─── Extracted entries ───

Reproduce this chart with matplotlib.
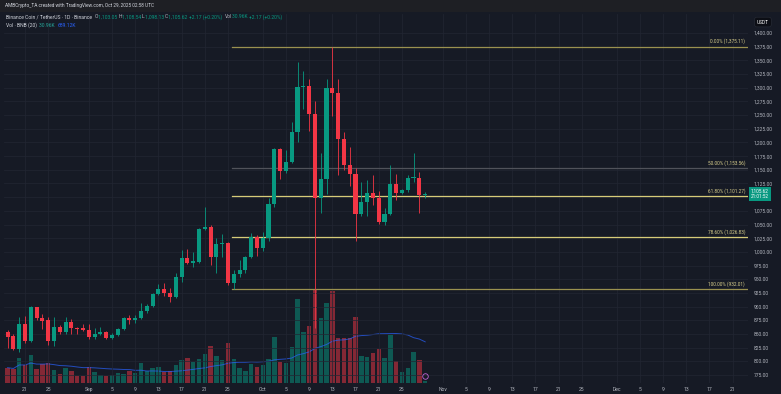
import matplotlib
matplotlib.use("Agg")
import matplotlib.pyplot as plt
import matplotlib.dates as mdates
import matplotlib.transforms as mtrans
import numpy as np
import pandas as pd

plt.rcParams['font.family'] = ['Roboto', 'DejaVu Sans']

# daily BNB/USDT candles, Aug 18 .. Oct 29 2025
dates = pd.date_range("2025-08-18", "2025-10-29", freq="D")
opens = [853, 846, 822.5, 868, 838, 899, 879, 875, 838, 863, 854, 872, 861, 861, 857, 844, 850.5, 853, 843, 849,
         859, 879, 876, 880, 892, 901.6, 923, 931.6, 925.4, 917, 953.5, 988.3, 979, 982, 1041, 1046, 991, 1014.4,
         1016.8, 943.7, 959.6, 966.9, 991.2, 1027.7, 1006.5, 1024.8, 1087.5, 1187.5, 1147.8, 1164.8, 1219.6, 1300.8,
         1303, 1252, 1099, 1132.6, 1298.9, 1290.9, 1205.7, 1159.3, 1142.3, 1068.7, 1090.6, 1107, 1097.9, 1055.2,
         1069.2, 1124, 1107, 1113.1, 1135.6, 1135.6, 1103.05]
highs = [857, 850, 881, 883, 901, 900, 886.5, 881, 881, 866, 881, 876.7, 863.3, 868, 868, 860, 862.7, 856, 851, 861,
         881, 885, 884.6, 906, 904, 925, 941.3, 942.5, 933.4, 960.8, 1003.4, 1004.7, 1000.4, 1043, 1082, 1049, 1025.4,
         1032.7, 1018, 967, 985, 993, 1035, 1031, 1036.9, 1097.9, 1189.3, 1190, 1186, 1237.9, 1347, 1330.6, 1316,
         1275.7, 1180.7, 1316, 1375.11, 1316, 1219.6, 1192, 1153.3, 1128, 1131.3, 1140.5, 1111.3, 1080.7, 1158.8,
         1142.3, 1115, 1140.5, 1180.7, 1146.5, 1108.54]
lows = [824, 820, 817, 833, 835, 875.5, 859, 830, 828.6, 850, 850, 850, 850, 856, 840, 840, 848, 840, 841, 847,
        857, 868, 870.6, 877, 889, 899, 921, 919, 909, 915, 945.5, 977, 971.8, 980, 1040, 976, 962, 991, 939.5,
        932.01, 954.6, 962, 988, 992.5, 1002, 1020.4, 1082.6, 1133.2, 1143.6, 1161.9, 1201.4, 1261, 1221.5, 860,
        1071.6, 1105.8, 1248.3, 1140.5, 1150, 1120.4, 1020.4, 1066, 1065.6, 1085.7, 1051, 1050, 1068, 1094.8, 1105,
        1110, 1128, 1071.6, 1098.13]
closes = [845, 822.5, 868, 838, 899, 879, 874, 838, 863, 854, 872, 861, 859, 857, 844, 850.5, 853, 843, 849, 859,
          879, 876, 880, 892, 901.6, 923, 931.6, 924.3, 917, 953.5, 988.3, 979.1, 983, 1041, 1046, 991, 1014, 1016.8,
          943.7, 959.6, 966.9, 991.2, 1027.7, 1006.5, 1024.8, 1087.5, 1187.5, 1147.8, 1164.8, 1219.6, 1300.8, 1303.1,
          1252, 1099, 1132.6, 1298.9, 1290.9, 1205.7, 1159.3, 1142.3, 1068.7, 1090.6, 1107, 1099, 1055.2, 1069.2,
          1124, 1107, 1113.1, 1135.6, 1137.5, 1103.05, 1105.62]
# volume in thousands of BNB
volumes = [240, 215, 392, 282, 434, 215, 293, 318, 199, 146, 235, 183, 110, 105, 255, 172, 130, 114, 130, 157,
           146, 188, 161, 308, 188, 240, 255, 168, 183, 282, 355, 396, 334, 376, 459, 579, 418, 360, 622, 381,
           240, 188, 293, 251, 277, 371, 720, 329, 308, 568, 1315, 803, 893, 1456, 1023, 1250, 1440, 700, 700, 700,
           1034, 418, 407, 470, 528, 392, 752, 345, 172, 240, 481, 355, 31]

fib_high = 1375.11
fib_low = 932.01
fib_ratios = [0.0, 0.5, 0.618, 0.786, 1.0]
fib_start = "2025-09-26"

price_ticks = list(range(775, 1401, 25))
tick_dates = ["2025-08-21", "2025-08-25", "2025-09-01", "2025-09-05", "2025-09-09", "2025-09-13", "2025-09-17",
              "2025-09-21", "2025-09-25", "2025-10-01", "2025-10-05", "2025-10-09", "2025-10-13", "2025-10-17",
              "2025-10-21", "2025-10-25", "2025-11-01", "2025-11-05", "2025-11-09", "2025-11-13", "2025-11-17",
              "2025-11-21", "2025-11-25", "2025-12-01", "2025-12-05", "2025-12-09", "2025-12-13", "2025-12-17",
              "2025-12-21"]
tick_labels = ["21", "25", "Sep", "5", "9", "13", "17", "21", "25", "Oct", "5", "9", "13", "17", "21", "25",
               "Nov", "5", "9", "13", "17", "21", "25", "Dec", "5", "9", "13", "17", "21"]

BG = "#161a25"
UP = "#089981"
DN = "#f23645"
TXT = "#b2b5be"

x = mdates.date2num(dates)
o = np.array(opens); h = np.array(highs); l = np.array(lows); c = np.array(closes)
up = c >= o
cols = np.where(up, UP, DN)

fig = plt.figure(figsize=(7.81, 3.94), dpi=100, facecolor=BG)
rect = [4 / 781, 11 / 394, 744 / 781, 369 / 394]
vax = fig.add_axes(rect, zorder=0)
ax = fig.add_axes(rect, zorder=1)
ax.patch.set_visible(False)
vax.set_facecolor(BG)

x0 = x[0]
xlim = (x0 - 0.62, x0 + 127.66)

# volume + 20 MA
vax.bar(x, volumes, width=0.78, color=cols, alpha=0.5, linewidth=0)
vol_ma = pd.Series(volumes).rolling(20, min_periods=1).mean()
vax.plot(x, vol_ma, color="#2962ff", lw=0.7, alpha=0.7)
vax.set_xlim(xlim)
vax.set_ylim(0, 5779)
vax.axis("off")

# candles
ax.vlines(x, l, h, colors=list(cols), lw=0.6, zorder=3)
body = np.maximum(np.abs(c - o), 1.2)
ax.bar(x, body, bottom=np.minimum(o, c), width=0.72, color=cols, linewidth=0, zorder=4)

ax.set_xlim(xlim)
ax.set_ylim(760.4, 1434.7)

# fib retracement
fib_cols = ["#9a914f", "#50525a", "#d6cb78", "#d6cb78", "#9a914f"]
fx = mdates.date2num(pd.Timestamp(fib_start)) - 0.3
trans = mtrans.blended_transform_factory(ax.transAxes, ax.transData)
for r, fc in zip(fib_ratios, fib_cols):
    lvl = fib_high - r * (fib_high - fib_low)
    ax.plot([fx, xlim[1]], [lvl, lvl], color=fc, lw=0.9, zorder=2)
    ax.text(0.996, lvl + 4, "%.2f%% (%s)" % (r * 100, format(lvl, ",.2f")), transform=trans,
            ha="right", va="bottom", fontsize=3.4, color="#d9cf8c", zorder=5)

# axes styling
ax.set_yticks(price_ticks)
ax.set_yticklabels([format(p, ",.2f") if p != 1100 else "" for p in price_ticks])
ax.set_xticks(mdates.date2num(pd.to_datetime(tick_dates)))
ax.set_xticklabels(tick_labels)
ax.yaxis.tick_right()
ax.tick_params(length=0, labelsize=3.6, colors=TXT, pad=4)
ax.tick_params(axis="x", pad=3)
ax.grid(color="#222633", lw=0.5)
ax.set_axisbelow(True)
for s in ax.spines.values():
    s.set_visible(False)

# last price tag
ax.text(1.004, closes[-1], "%s\n21:01:52" % format(closes[-1], ",.2f"), transform=trans, ha="left",
        va="center", fontsize=3.4, color="white", linespacing=1.1,
        bbox=dict(boxstyle="square,pad=0.35", fc=UP, ec="none"), clip_on=False, zorder=6)
ax.text(1.012, 1420, "USDT", transform=trans, ha="left", va="center", fontsize=3.4, color="white",
        bbox=dict(boxstyle="round,pad=0.5", fc="#0c0e15", ec="#2a2e39", lw=0.4), clip_on=False)

# dividend marker
ax.plot(x[-1], 773, marker="o", ms=4, mfc="none", mec="#c062d6", mew=0.6, clip_on=False, zorder=6)

# header
fig.patches.append(plt.Rectangle((0, 1 - 12 / 394), 1, 12 / 394, transform=fig.transFigure,
                                 fc="#1e1f24", ec="none"))
fig.text(5 / 781, 1 - 6 / 394, "AMBCrypto_TA created with TradingView.com, Oct 29, 2025 02:58 UTC",
         fontsize=3.4, color="#d1d4dc", va="center")

segs2 = [("Binance Coin / TetherUS \u00b7 1D \u00b7 Binance  ", "#d1d4dc"), ("O", TXT), ("1,103.05 ", UP),
         ("H", TXT), ("1,108.54 ", UP), ("L", TXT), ("1,098.13 ", UP), ("C", TXT), ("1,105.62 ", UP),
         ("+2.17 (+0.20%)  ", UP), ("Vol", TXT), ("30.96K ", UP), ("+2.17 (+0.20%)", UP)]
segs3 = [("Vol \u00b7 BNB (20)  ", "#d1d4dc"), ("30.96K  ", "#26a69a"), ("689.12K", "#2962ff")]
for yy, segs in [(17, segs2), (25, segs3)]:
    prev = fig.text(6 / 781, 1 - yy / 394, segs[0][0], fontsize=3.6, color=segs[0][1], va="center")
    for s, col in segs[1:]:
        prev = ax.annotate(s, xy=(1, 0), xycoords=prev, va="bottom", ha="left", fontsize=3.6, color=col,
                           annotation_clip=False)

fig.savefig("out.png", dpi=100, facecolor=BG)
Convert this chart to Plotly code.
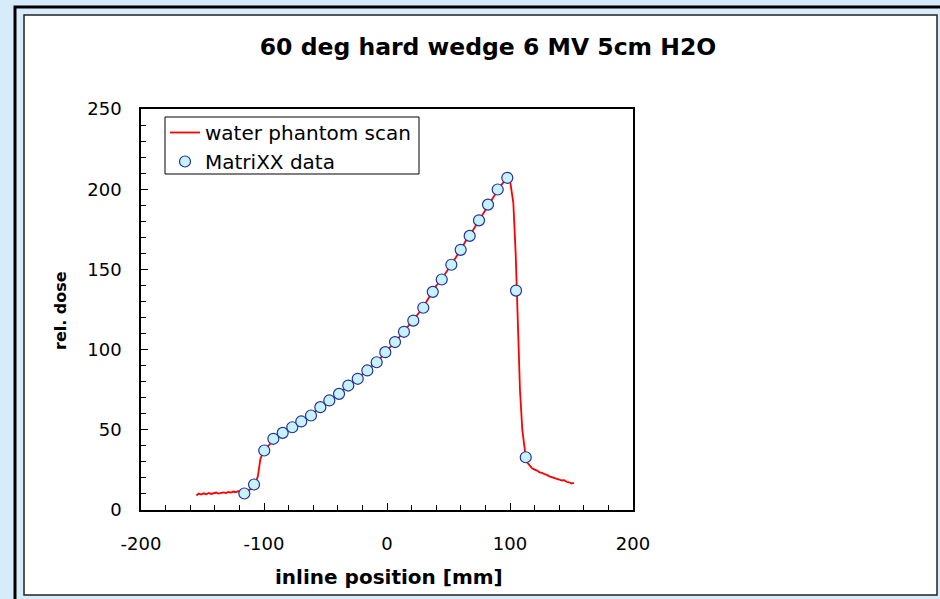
import plotly.graph_objects as go

# Water phantom scan (inline profile, 60 deg hard wedge, 6 MV, 5 cm depth)
scan_pos = [-155, -153, -151, -149, -147, -145, -143, -141, -139, -137, -135, -133,
            -131, -129, -127, -125, -123, -121, -119, -117, -115, -113, -111, -109,
            -107, -105, -103, -101, -99, -96, -92, -88, -84, -80, -76, -72, -68, -64,
            -60, -56, -52, -48, -44, -40, -36, -32, -28, -24, -20, -16, -12, -8, -4,
            0, 4, 8, 12, 16, 20, 24, 28, 32, 36, 40, 44, 48, 52, 56, 60, 64, 68, 72,
            76, 80, 84, 88, 92, 96, 98, 100, 102.7, 104.6, 105.4, 106.8, 108.1, 110,
            111.6, 112.8, 114, 116, 118, 120, 122, 124, 126, 128, 130, 132, 134, 136,
            138, 140, 142, 144, 146, 148, 150, 152]
scan_dose = [9.0, 10.2, 9.6, 10.4, 9.8, 10.6, 10.0, 10.3, 10.9, 10.2, 10.8, 11.0,
             10.5, 11.2, 10.9, 11.5, 11.1, 11.8, 11.6, 12.0, 11.7, 12.4, 12.6, 13.5,
             16.5, 21.0, 31.5, 36.0, 38.0, 40.5, 44.0, 46.8, 48.6, 50.5, 52.2, 54.0,
             56.0, 58.0, 60.2, 63.0, 65.6, 67.8, 70.0, 71.9, 74.3, 77.3, 79.5, 81.7,
             84.5, 87.0, 89.7, 92.4, 95.8, 99.6, 102.8, 105.9, 109.6, 113.0, 117.0,
             121.0, 124.8, 129.8, 135.0, 139.8, 143.4, 148.0, 152.6, 157.5, 162.2,
             167.8, 172.0, 177.0, 182.0, 187.5, 192.5, 197.5, 201.8, 205.5, 206.5,
             205.5, 191.5, 160.0, 137.0, 104.0, 75.0, 50.0, 39.5, 33.0, 29.5, 27.5,
             26.0, 25.2, 24.6, 23.5, 23.2, 22.3, 21.9, 21.0, 20.5, 20.4, 19.6, 19.0,
             18.4, 18.6, 17.6, 17.3, 16.5, 17.0]

# MatriXX detector readings
matrixx_pos = [-116.0, -108.1, -99.8, -92.4, -84.8, -77.0, -69.7, -61.8, -54.2, -46.9,
               -39.0, -31.5, -23.8, -16.0, -8.4, -1.4, 6.5, 13.8, 21.4, 29.5, 37.2,
               44.5, 52.3, 59.9, 67.2, 74.8, 82.1, 90.0, 97.8, 104.9, 112.8]
matrixx_dose = [10.3, 15.9, 37.1, 44.4, 48.1, 51.6, 55.2, 58.9, 64.1, 68.3, 72.4,
                77.6, 81.8, 87.0, 92.1, 98.4, 104.7, 111.1, 118.1, 126.1, 136.0,
                143.7, 152.9, 162.2, 170.9, 180.6, 190.4, 199.8, 207.1, 136.8, 32.9]

x_ticks = [-200, -100, 0, 100, 200]
y_ticks = [0, 50, 100, 150, 200, 250]

W, H = 940, 599
L, R, T, B = 141, 633, 109, 510  # plot area in pixels


def px_x(p):
    return (p - L) / (R - L)


def px_y(p):
    return (B - p) / (B - T)


FONT = "DejaVu Sans, Arial, sans-serif"

fig = go.Figure()
fig.add_trace(go.Scatter(
    x=scan_pos, y=scan_dose, mode="lines", name="water phantom scan",
    line=dict(color="#ff0000", width=1.8),
))
fig.add_trace(go.Scatter(
    x=matrixx_pos, y=matrixx_dose, mode="markers", name="MatriXX data",
    marker=dict(symbol="circle", size=11, color="#c8f2fb",
                line=dict(color="#22329a", width=1.2)),
))

shapes = [
    # outer frame
    dict(type="rect", xref="paper", yref="paper",
         x0=px_x(15), x1=px_x(950), y0=px_y(610), y1=px_y(7),
         line=dict(color="black", width=3), fillcolor="rgba(0,0,0,0)", layer="below"),
    # white panel
    dict(type="rect", xref="paper", yref="paper",
         x0=px_x(24), x1=px_x(937), y0=px_y(595), y1=px_y(15),
         line=dict(color="#222222", width=1.5), fillcolor="white", layer="below"),
    # legend frame
    dict(type="rect", xref="paper", yref="paper",
         x0=px_x(165), x1=px_x(419), y0=px_y(174), y1=px_y(117),
         line=dict(color="black", width=1), fillcolor="white", layer="below"),
]

fig.update_layout(
    width=W, height=H,
    margin=dict(l=L, r=W - R, t=T, b=H - B, pad=0),
    paper_bgcolor="#d6ecfb",
    plot_bgcolor="rgba(0,0,0,0)",
    font=dict(family=FONT, color="black", size=18),
    shapes=shapes,
    title=dict(text="<b>60 deg hard wedge 6 MV 5cm H2O</b>",
               xref="container", yref="container",
               x=488 / W, y=1 - 47 / H, xanchor="center", yanchor="middle",
               font=dict(family=FONT, size=23.5, color="black")),
    showlegend=True,
    legend=dict(x=px_x(165), y=px_y(113), xanchor="left", yanchor="top",
                bgcolor="rgba(0,0,0,0)", borderwidth=0,
                font=dict(family=FONT, size=20, color="black"),
                tracegroupgap=0, itemwidth=30),
    annotations=[
        dict(text="<b>rel. dose</b>", xref="paper", yref="paper",
             x=px_x(60), y=px_y(311), textangle=-90, showarrow=False,
             xanchor="center", yanchor="middle",
             font=dict(family=FONT, size=16, color="black")),
        dict(text="<b>inline position [mm]</b>", xref="paper", yref="paper",
             x=px_x(389), y=px_y(577), showarrow=False,
             xanchor="center", yanchor="middle",
             font=dict(family=FONT, size=20, color="black")),
    ],
)

fig.update_xaxes(
    range=[-200, 200], tickvals=x_ticks, ticktext=[str(v) for v in x_ticks],
    showgrid=False, zeroline=False,
    showline=True, linecolor="black", linewidth=1.5, mirror=True,
    ticks="inside", ticklen=7, tickwidth=1, tickcolor="black",
    minor=dict(dtick=20, tick0=0, ticks="inside", ticklen=5, tickwidth=1,
               tickcolor="black", showgrid=False),
    ticklabelstandoff=17,
)
fig.update_yaxes(
    range=[0, 250], tickvals=y_ticks, ticktext=[str(v) for v in y_ticks],
    showgrid=False, zeroline=False,
    showline=True, linecolor="black", linewidth=1.5, mirror=True,
    ticks="inside", ticklen=7, tickwidth=1, tickcolor="black",
    minor=dict(dtick=10, tick0=0, ticks="inside", ticklen=5, tickwidth=1,
               tickcolor="black", showgrid=False),
    ticklabelstandoff=14,
)

fig.write_html("out.html")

───

= What the task asks =
From the first line of the material down to the line containing "plt.rcParams['font.family'] = ['Roboto', 'DejaVu", inclusive, return each line exactly, skipping any picture.

= Complete response =
Reproduce this chart with matplotlib.
import matplotlib
matplotlib.use("Agg")
import matplotlib.pyplot as plt
import matplotlib.dates as mdates
import matplotlib.transforms as mtrans
import numpy as np
import pandas as pd

plt.rcParams['font.family'] = ['Roboto', 'DejaVu Sans']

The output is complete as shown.